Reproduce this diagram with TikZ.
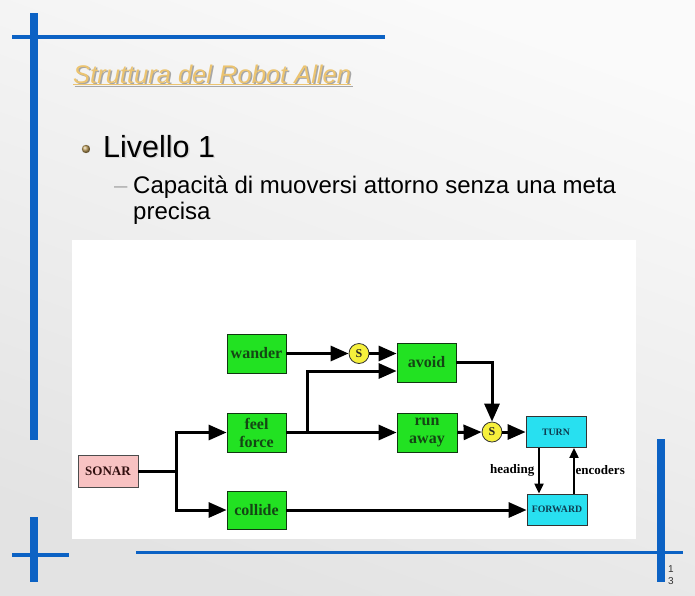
\documentclass[tikz,border=0pt]{standalone}
\usepackage{fontspec}
\setmainfont{Liberation Serif}
\newfontfamily\arialf{Liberation Sans}
\usetikzlibrary{arrows.meta,shadings}
\definecolor{slideblue}{RGB}{12,98,196}
\definecolor{titlegold}{RGB}{236,196,112}
\definecolor{boxgreen}{RGB}{34,226,34}
\definecolor{greentext}{RGB}{20,70,20}
\definecolor{boxcyan}{RGB}{40,224,240}
\definecolor{cyantext}{RGB}{14,60,80}
\definecolor{sonarpink}{RGB}{248,194,194}
\definecolor{sonartext}{RGB}{50,16,16}
\definecolor{sumyellow}{RGB}{246,240,60}
\tikzset{
  gbox/.style={draw=greentext!80!black, line width=0.8pt, fill=boxgreen, text=greentext,
    minimum width=59pt, minimum height=39pt, inner sep=0pt, align=center,
    font=\fontsize{16}{18}\selectfont\bfseries},
  cbox/.style={draw=black!80, line width=0.8pt, fill=boxcyan, text=cyantext,
    minimum width=60pt, minimum height=31pt, inner sep=0pt,
    font=\fontsize{9.8}{11}\selectfont\bfseries},
  sbox/.style={draw=black!70, line width=0.8pt, fill=sonarpink, text=sonartext,
    minimum width=60pt, minimum height=32pt, inner sep=0pt,
    font=\fontsize{13}{14}\selectfont\bfseries},
  sumnode/.style={circle, draw=black!80, line width=0.8pt, fill=sumyellow, text=black!85,
    minimum size=20pt, inner sep=0pt, font=\fontsize{12}{13}\selectfont\bfseries},
  arr/.style={line width=3pt, line join=miter, -{Triangle[length=18pt,width=15pt]}},
  plain/.style={line width=3pt, line join=miter},
  arrs/.style={line width=2pt, -{Triangle[length=10pt,width=9pt]}},
  lbl/.style={inner sep=0pt, font=\fontsize{13}{14}\selectfont\bfseries},
  bluebar/.style={fill=slideblue},
  slidetext/.style={anchor=base west, inner sep=0pt},
}
\begin{document}
\begin{tikzpicture}[x=1pt,y=-1pt]
\useasboundingbox (0,0) rectangle (695,595);
% background
\shade[shading=axis, top color=white!98!black, bottom color=white!89!black, shading angle=-20]
  (0,0) rectangle (695,595);
% slide decoration
\fill[bluebar] (30,13) rectangle (38,440);
\fill[bluebar] (12,35) rectangle (385,38.5);
\fill[bluebar] (30,517) rectangle (38,582);
\fill[bluebar] (12,553) rectangle (69,556.5);
\fill[bluebar] (136,550.5) rectangle (683,554);
\fill[bluebar] (657,439) rectangle (665,582);
\node[anchor=west, inner sep=0pt, font=\arialf\fontsize{10}{12}\selectfont, text=black!80, align=left]
  (pnum) at (668,575) {1\\3};
% title
\node[slidetext, text=black!35, font=\arialf\itshape\fontsize{25.5}{28}\selectfont]
  (titleshadow) at (74.5,84.5) {\underline{Struttura del Robot Allen}};
\node[slidetext, text=titlegold, font=\arialf\itshape\fontsize{25.5}{28}\selectfont]
  (title) at (73,83) {\underline{Struttura del Robot Allen}};
% bullet
\shade[ball color=titlegold!80!black] (86,149) circle (4.2);
\node[slidetext, text=black!15, font=\arialf\fontsize{30.5}{33}\selectfont]
  (l1s) at (104.5,158.5) {Livello 1};
\node[slidetext, font=\arialf\fontsize{30.5}{33}\selectfont]
  (l1) at (103,157) {Livello 1};
\node[slidetext, text=black!30, font=\arialf\fontsize{24}{26}\selectfont]
  (dash) at (114,193) {–};
\node[slidetext, font=\arialf\fontsize{24}{26}\selectfont]
  (sub1) at (133,193) {Capacità di muoversi attorno senza una meta};
\node[slidetext, font=\arialf\fontsize{24}{26}\selectfont]
  (sub2) at (133,219) {precisa};
% diagram panel
\fill[white] (72,240) rectangle (636,539);
% nodes
\node[gbox] (wander) at (256.5,353.5) {wander};
\node[gbox] (feel) at (256.5,432.5) {feel\\force};
\node[gbox, minimum height=38pt] (collide) at (256.5,510) {collide};
\node[sbox] (sonar) at (108,471) {SONAR};
\node[gbox] (avoid) at (426.5,362.5) {avoid};
\node[gbox, minimum width=60pt] (runaway) at (427,432.5) {run\\away};
\node[sumnode] (s1) at (359,353.5) {S};
\node[sumnode] (s2) at (492,432) {S};
\node[cbox] (turn) at (556,432) {TURN};
\node[cbox] (forward) at (557,509.5) {FORWARD};
% connectors
\coordinate (split) at (176,471);
\coordinate (fb) at (307,432.5);
\coordinate (ft) at (307,371);
\coordinate (hx) at (539,470);
\coordinate (ex) at (574,470);
\draw[arr] (wander.east) -- (s1.west);
\draw[arr] (s1.east) -- (s1.east -| avoid.west);
\draw[arr] (feel.east) -- (runaway.west);
\draw[arr] (fb) -- (ft) -- (ft -| avoid.west);
\draw[arr] (avoid.east) -| (s2.north);
\draw[arr] (runaway.east) -- (s2.west);
\draw[arr] (s2.east) -- (turn.west);
\draw[plain] (sonar.east) -- (split);
\draw[arr] (split) |- (feel.west);
\draw[arr] (split) |- (collide.west);
\draw[arr] (collide.east) -- (collide.east -| forward.west);
\draw[arrs] (turn.south -| hx) -- (forward.north -| hx);
\draw[arrs] (forward.north -| ex) -- (turn.south -| ex);
\node[lbl, anchor=east] (heading) at (534.5,470) {heading};
\node[lbl, anchor=west] (encoders) at (575.5,470) {encoders};
\end{tikzpicture}
\end{document}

◆ **WHAT YOU ARE ASKED TO DO**: Look through the data above. Find each line with the string "diagram" and copy it.

◆ **WRITTEN SOLUTION**:
Reproduce this diagram with TikZ.
% diagram panel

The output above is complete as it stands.